Efficient Computation of Distance Sketches in Distributed Networks

TL;DR

This paper introduces a distributed algorithm for efficiently computing approximate distance sketches in large networks, enabling fast, bandwidth-efficient distance queries with provable accuracy guarantees.

Contribution

It provides the first theoretical framework for distributed distance sketches based on Thorup-Zwick oracles, with algorithms optimized for bandwidth constraints and various tradeoffs.

Findings

Fast distributed algorithm for approximate distance sketches

Small message size suitable for bandwidth-limited networks

Provable average-case and worst-case performance guarantees

Abstract

Distance computation is one of the most fundamental primitives used in communication networks.
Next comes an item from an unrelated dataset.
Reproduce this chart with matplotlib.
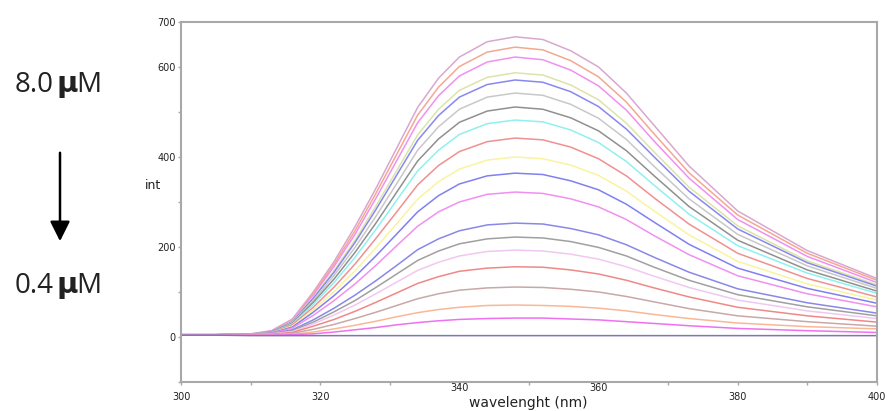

The cost of effectively and accurately computing pairwise network distances can become prohibitive in large-scale networks such as the Internet and Peer-to-Peer (P2P) networks. To negotiate the rising need for very efficient distance computation, approximation techniques for numerous variants of this question have recently received significant attention in the literature. The goal is to preprocess the graph and store a small amount of information such that whenever a query for any pairwise distance is issued, the distance can be well approximated (i.e., with small stretch) very quickly in an online fashion. Specifically, the pre-processing (usually) involves storing a small sketch with each node, such that at query time only the sketches of the concerned nodes need to be looked up to compute the approximate distance. In this paper, we present the first theoretical study of distance sketches derived from distance oracles in a distributed network. We first present a fast distributed algorithm for computing approximate distance sketches, based on a distributed implementation of the distance oracle scheme of [Thorup-Zwick, JACM 2005]. We also show how to modify this basic construction to achieve different tradeoffs between the number of pairs for which the distance estimate is accurate and other parameters. These tradeoffs can then be combined to give an efficient construction of small sketches with provable average-case as well as worst-case performance. Our algorithms use only small-sized messages and hence are suitable for bandwidth-constrained networks, and can be used in various networking applications such as topology discovery and construction, token management, load balancing, monitoring overlays, and several other problems in distributed algorithms.